Hazy questions, hazy answers, and misinformation have kept birtherism alive. When Roy Blunt, the Republican congressman who had served as GOP whip until January 2009, was asked later that year about Obama's birthplace, he called it a "legitimate question." Which it is, since presidents are required by the Constitution to have been born here. But Blunt didn't seem to know that the president's campaign had produced a certificate of live birth, and a spokesman soon told reporters that Blunt did think Obama was born here. Adding to the mishmash, unedited footage also showed Blunt acknowledging that he didn't "have any reason not to believe" that Obama was born here.
This type of all-around confusion has allowed birtherism to prosper.
People hear such things and receive chain birther emails, and they don't investigate. They don't have the time or inclination, or they don't know where to look for a good answer. Birtherism remained an uncertainty for 10 percent of the recent Fox News poll. Of the 24 percent who held it as an opinion, some probably weren't sure but chose to believe because it reinforced some view they already had about Obama. (Just a guess.)
Thankfully, Trump is now forcing prominent Republicans to take a stand.
That's not to say prominent Republicans haven't rejected birtherism before. But Trump has brought up the contrast levels. Lines are being drawn.

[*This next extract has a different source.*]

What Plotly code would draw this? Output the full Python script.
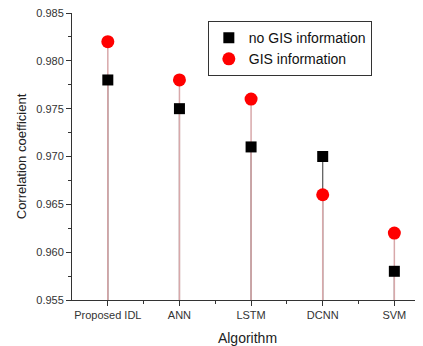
import plotly.graph_objects as go

algorithms = ["Proposed IDL", "ANN", "LSTM", "DCNN", "SVM"]
no_gis = [0.978, 0.975, 0.971, 0.970, 0.958]
gis = [0.982, 0.978, 0.976, 0.966, 0.962]
y_base = 0.955
y_ticks = [0.955, 0.960, 0.965, 0.970, 0.975, 0.980, 0.985]

xs = list(range(len(algorithms)))

def stems(vals):
    sx, sy = [], []
    for i, v in zip(xs, vals):
        sx += [i, i, None]
        sy += [y_base, v, None]
    return sx, sy

fig = go.Figure()
bx, by = stems(no_gis)
fig.add_trace(go.Scatter(x=bx, y=by, mode="lines", line=dict(color="#555555", width=1.2),
                         showlegend=False, hoverinfo="skip"))
rx, ry = stems(gis)
fig.add_trace(go.Scatter(x=rx, y=ry, mode="lines", line=dict(color="#d8a8aa", width=1.5),
                         showlegend=False, hoverinfo="skip"))
fig.add_trace(go.Scatter(x=xs, y=no_gis, mode="markers", name="no GIS information",
                         marker=dict(symbol="square", color="black", size=11,
                                     line=dict(width=0))))
fig.add_trace(go.Scatter(x=xs, y=gis, mode="markers", name="GIS information",
                         marker=dict(symbol="circle", color="#ff0000", size=13,
                                     line=dict(width=0))))

fig.update_layout(
    width=415, height=338,
    margin=dict(l=64, r=0, t=5, b=46),
    paper_bgcolor="white", plot_bgcolor="white",
    font=dict(family="Liberation Sans, Arial, sans-serif", color="#222"),
    legend=dict(x=0.387, y=0.972, xanchor="left", yanchor="top",
                bordercolor="#333", borderwidth=1, bgcolor="white",
                font=dict(size=14, color="#111"), itemwidth=30,
                tracegroupgap=0),
    xaxis=dict(range=[-0.5, 4.4], tickmode="array", tickvals=xs, ticktext=algorithms,
               showgrid=False, zeroline=False, showline=True, linecolor="#333",
               linewidth=1, ticks="outside", ticklen=5, tickcolor="#333",
               tickfont=dict(size=11, color="#333"),
               minor=dict(ticks="outside", ticklen=3, tickcolor="#333",
                          tickmode="array", tickvals=[i + 0.5 for i in xs]),
               automargin=False,
               title=dict(text="Algorithm", font=dict(size=14, color="#222"), standoff=13)),
    yaxis=dict(range=[y_base, 0.985], tickmode="array", tickvals=y_ticks,
               ticktext=[f"{v:.3f}" for v in y_ticks],
               showgrid=False, zeroline=False, showline=True, linecolor="#333",
               linewidth=1, ticks="outside", ticklen=5, tickcolor="#333",
               tickfont=dict(size=11, color="#333"), ticklabeloverflow="allow",
               minor=dict(ticks="outside", ticklen=3, tickcolor="#333",
                          tickmode="array",
                          tickvals=[v + 0.0025 for v in y_ticks[:-1]]),
               automargin=False,
               title=dict(text="Correlation coefficient", font=dict(size=13, color="#222"),
                          standoff=6)),
)

fig.write_html("out.html")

Rep. Michele Bachmann and Sarah Palin, as far as I can tell, are the only GOP White House hopefuls that are playing in the birther sands. Bachmann is barely doing so. She recently asked why Obama can't put birtherism to rest by allowing a legal expert to verify his birth certificate. We can decide for ourselves whether Bachmann played to birther views, but it's certainly different from what Trump is doing. Newt Gingrich hasn't commented, and a spokesman chose to leave it at that.
As 2012 rolls on, one hopes the birther winds blow away from Trump, and that any fence-sitters who want the tea party vote will, eventually, reject birtherism too. GOP insiders have started to publicly call Trump an embarrassment, and, if they're right, continued exposure of fact will erode his standing.
Birtherism's arc has stagnated, with suspicions about as prevalent today as they were in 2009. The rising action of birtherism's story is no longer rising, which leaves political audiences unsatisfied. Every plot needs needs a crisis, and Trump may just be the Iago-type catalyst to bring this one to a head.
The GOP will turn against birtherism once and for all in 2012, we have to hope. The birther ranks will dwindle, and facts will be so thoroughly forced upon the public that there's no more uncertainty on which truthy suspicions can thrive.
At the end, we'll have Donald Trump to thank.
Image credit: Joshua Roberts/Reuters
Drop-down image credit: Reuters
*This post originally stated that CNN had viewed Obama's original birth certificate. CNN did not view the original birth certificate, but rather the state-released certification of live birth (a different document). Former Hawaii's Department of Health Director Dr. Chiyome Fukino, not CNN, said she has viewed the original document and vouches for its validity. We regret the error.